Repeat, exactly and only, the lines from the beginning of the data through the line with "var bucketMinutes = 16;". Pictures are left out.

------------

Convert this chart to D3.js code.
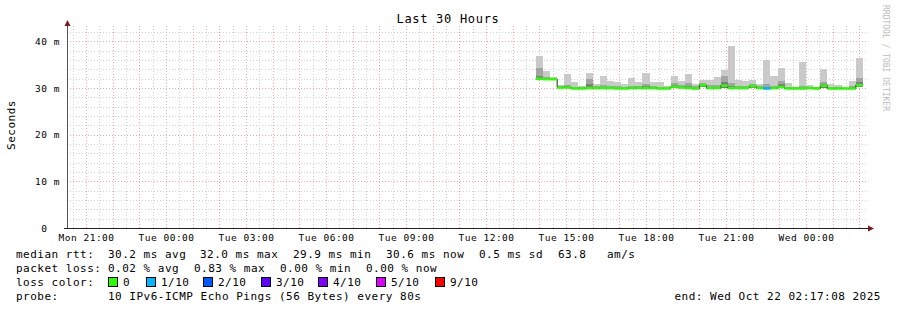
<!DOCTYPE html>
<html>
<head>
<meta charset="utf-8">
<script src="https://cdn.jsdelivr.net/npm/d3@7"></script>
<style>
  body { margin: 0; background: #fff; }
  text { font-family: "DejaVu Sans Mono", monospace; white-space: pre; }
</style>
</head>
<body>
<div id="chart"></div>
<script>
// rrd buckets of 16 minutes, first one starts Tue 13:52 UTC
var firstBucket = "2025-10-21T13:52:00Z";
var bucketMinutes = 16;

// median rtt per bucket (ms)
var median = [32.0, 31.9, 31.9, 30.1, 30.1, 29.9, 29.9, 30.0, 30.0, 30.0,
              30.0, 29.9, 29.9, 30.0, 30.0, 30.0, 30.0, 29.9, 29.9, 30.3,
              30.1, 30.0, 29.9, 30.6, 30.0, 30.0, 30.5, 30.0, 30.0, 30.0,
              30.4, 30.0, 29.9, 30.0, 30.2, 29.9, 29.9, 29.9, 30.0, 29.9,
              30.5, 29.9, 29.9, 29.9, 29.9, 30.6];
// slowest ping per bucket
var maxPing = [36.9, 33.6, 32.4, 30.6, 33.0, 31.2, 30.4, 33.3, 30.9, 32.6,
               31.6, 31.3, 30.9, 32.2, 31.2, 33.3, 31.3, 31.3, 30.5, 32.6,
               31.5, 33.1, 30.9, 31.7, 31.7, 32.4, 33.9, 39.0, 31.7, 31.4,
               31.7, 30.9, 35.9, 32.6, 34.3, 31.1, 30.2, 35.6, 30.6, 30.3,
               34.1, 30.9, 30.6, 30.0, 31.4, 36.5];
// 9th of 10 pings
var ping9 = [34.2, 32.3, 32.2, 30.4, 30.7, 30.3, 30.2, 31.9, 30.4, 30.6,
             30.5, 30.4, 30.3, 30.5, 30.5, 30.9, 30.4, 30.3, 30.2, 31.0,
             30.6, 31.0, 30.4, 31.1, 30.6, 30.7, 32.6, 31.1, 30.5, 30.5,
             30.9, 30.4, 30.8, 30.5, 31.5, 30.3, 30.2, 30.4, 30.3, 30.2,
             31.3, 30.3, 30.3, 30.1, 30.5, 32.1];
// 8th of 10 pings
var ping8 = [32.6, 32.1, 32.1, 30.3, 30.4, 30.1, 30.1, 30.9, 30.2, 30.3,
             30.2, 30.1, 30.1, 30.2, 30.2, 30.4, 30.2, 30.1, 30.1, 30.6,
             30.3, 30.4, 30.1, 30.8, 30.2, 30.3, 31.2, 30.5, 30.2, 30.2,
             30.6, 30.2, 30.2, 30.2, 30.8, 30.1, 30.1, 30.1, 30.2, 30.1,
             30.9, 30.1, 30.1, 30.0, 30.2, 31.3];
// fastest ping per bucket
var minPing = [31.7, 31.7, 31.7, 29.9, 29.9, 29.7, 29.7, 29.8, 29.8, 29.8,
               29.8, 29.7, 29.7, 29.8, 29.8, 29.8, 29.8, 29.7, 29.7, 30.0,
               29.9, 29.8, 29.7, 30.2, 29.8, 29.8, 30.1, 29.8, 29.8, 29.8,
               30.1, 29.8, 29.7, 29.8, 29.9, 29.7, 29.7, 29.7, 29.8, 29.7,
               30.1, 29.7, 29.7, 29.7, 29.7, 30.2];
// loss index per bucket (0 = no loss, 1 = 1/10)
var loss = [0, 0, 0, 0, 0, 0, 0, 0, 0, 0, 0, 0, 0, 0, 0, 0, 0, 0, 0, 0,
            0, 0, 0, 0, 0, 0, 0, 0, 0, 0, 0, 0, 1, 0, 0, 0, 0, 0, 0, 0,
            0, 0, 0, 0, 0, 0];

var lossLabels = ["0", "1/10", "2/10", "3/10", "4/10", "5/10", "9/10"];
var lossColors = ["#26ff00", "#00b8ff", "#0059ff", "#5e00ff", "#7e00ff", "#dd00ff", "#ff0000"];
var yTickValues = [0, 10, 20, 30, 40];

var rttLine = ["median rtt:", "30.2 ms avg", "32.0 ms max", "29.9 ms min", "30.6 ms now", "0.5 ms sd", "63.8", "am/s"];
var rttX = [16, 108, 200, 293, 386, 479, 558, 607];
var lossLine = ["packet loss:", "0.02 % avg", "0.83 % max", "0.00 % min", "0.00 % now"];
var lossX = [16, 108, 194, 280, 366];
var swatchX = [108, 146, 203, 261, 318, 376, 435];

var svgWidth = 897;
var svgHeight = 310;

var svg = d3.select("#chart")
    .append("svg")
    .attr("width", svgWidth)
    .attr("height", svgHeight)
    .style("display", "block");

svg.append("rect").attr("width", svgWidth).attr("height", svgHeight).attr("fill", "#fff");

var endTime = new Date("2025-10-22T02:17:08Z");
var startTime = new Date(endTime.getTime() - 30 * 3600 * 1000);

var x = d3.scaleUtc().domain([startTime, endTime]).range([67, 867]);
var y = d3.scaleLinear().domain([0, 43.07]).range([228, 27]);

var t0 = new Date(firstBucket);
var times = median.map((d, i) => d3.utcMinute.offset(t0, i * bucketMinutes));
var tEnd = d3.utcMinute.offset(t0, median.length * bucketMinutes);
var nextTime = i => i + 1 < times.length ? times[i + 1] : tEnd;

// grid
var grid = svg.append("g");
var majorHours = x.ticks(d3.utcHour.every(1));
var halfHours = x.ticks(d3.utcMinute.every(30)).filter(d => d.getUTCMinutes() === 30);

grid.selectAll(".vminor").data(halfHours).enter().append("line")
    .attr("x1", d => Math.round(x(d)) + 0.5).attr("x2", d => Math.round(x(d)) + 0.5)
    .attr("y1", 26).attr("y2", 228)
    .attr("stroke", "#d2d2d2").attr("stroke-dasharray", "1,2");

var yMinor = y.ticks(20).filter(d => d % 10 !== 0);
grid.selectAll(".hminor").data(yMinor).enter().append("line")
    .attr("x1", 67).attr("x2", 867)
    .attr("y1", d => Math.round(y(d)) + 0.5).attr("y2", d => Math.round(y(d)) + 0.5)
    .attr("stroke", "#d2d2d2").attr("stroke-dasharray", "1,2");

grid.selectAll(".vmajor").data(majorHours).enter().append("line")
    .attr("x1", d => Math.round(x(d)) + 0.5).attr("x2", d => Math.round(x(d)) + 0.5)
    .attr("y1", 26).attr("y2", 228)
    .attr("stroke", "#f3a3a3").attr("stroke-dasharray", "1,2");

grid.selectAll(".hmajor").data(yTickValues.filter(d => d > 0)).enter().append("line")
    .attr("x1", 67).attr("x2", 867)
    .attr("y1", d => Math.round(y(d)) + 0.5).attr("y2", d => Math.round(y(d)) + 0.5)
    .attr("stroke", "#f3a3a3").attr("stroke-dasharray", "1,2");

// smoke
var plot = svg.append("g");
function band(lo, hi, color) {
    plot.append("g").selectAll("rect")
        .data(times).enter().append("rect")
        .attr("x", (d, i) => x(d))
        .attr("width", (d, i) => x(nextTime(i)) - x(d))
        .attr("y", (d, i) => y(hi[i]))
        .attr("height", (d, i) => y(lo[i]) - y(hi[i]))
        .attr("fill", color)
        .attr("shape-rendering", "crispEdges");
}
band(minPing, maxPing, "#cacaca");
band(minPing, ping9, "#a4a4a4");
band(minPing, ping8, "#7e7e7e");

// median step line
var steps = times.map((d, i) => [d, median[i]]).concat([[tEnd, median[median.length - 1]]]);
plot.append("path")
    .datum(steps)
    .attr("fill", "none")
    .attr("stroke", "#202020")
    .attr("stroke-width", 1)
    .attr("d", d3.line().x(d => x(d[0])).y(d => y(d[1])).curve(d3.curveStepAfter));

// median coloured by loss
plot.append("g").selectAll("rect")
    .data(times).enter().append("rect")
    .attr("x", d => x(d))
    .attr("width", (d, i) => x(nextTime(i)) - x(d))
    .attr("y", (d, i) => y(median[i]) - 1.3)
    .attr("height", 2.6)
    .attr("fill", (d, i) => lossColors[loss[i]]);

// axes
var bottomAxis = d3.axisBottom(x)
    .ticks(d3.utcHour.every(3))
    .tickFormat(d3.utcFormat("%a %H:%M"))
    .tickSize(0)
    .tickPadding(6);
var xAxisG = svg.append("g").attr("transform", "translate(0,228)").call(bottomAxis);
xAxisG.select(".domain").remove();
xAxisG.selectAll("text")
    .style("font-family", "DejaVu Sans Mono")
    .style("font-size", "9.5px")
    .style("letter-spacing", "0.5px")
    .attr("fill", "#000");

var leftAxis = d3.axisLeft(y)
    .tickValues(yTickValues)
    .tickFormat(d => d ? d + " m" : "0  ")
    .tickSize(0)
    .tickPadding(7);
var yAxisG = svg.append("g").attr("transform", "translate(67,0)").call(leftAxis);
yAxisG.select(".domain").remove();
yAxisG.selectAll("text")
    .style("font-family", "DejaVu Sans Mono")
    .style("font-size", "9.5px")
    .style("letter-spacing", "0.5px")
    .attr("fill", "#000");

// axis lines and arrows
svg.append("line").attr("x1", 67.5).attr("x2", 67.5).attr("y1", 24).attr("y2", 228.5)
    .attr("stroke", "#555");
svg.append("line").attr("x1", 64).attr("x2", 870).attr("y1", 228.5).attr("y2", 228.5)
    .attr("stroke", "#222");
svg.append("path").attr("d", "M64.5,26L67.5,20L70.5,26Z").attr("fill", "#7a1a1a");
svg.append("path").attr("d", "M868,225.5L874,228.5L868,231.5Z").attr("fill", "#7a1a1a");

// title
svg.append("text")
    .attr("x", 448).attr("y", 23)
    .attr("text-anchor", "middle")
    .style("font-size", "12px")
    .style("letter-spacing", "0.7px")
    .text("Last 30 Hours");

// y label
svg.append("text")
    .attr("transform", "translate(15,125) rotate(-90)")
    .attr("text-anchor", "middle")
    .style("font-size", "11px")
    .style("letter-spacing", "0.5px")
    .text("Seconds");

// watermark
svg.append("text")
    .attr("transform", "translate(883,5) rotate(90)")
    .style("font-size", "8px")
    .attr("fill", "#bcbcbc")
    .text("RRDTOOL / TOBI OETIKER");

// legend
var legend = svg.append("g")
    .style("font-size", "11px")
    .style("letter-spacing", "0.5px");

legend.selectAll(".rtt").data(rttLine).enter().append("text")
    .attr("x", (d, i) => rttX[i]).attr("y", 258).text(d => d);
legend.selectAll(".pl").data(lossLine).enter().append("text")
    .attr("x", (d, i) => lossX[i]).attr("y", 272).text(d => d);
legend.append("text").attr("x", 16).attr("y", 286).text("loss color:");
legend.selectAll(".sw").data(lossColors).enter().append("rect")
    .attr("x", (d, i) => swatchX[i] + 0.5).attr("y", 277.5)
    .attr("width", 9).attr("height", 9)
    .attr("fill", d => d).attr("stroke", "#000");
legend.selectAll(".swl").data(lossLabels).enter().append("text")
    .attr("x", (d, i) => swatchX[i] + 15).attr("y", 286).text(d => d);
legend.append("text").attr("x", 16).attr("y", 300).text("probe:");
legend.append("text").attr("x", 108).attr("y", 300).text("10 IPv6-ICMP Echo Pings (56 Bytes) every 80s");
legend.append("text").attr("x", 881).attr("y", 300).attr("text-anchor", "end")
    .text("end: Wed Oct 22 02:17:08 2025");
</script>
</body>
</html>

------------

Full output -
Convert this chart to D3.js code.
<!DOCTYPE html>
<html>
<head>
<meta charset="utf-8">
<script src="https://cdn.jsdelivr.net/npm/d3@7"></script>
<style>
  body { margin: 0; background: #fff; }
  text { font-family: "DejaVu Sans Mono", monospace; white-space: pre; }
</style>
</head>
<body>
<div id="chart"></div>
<script>
// rrd buckets of 16 minutes, first one starts Tue 13:52 UTC
var firstBucket = "2025-10-21T13:52:00Z";
var bucketMinutes = 16;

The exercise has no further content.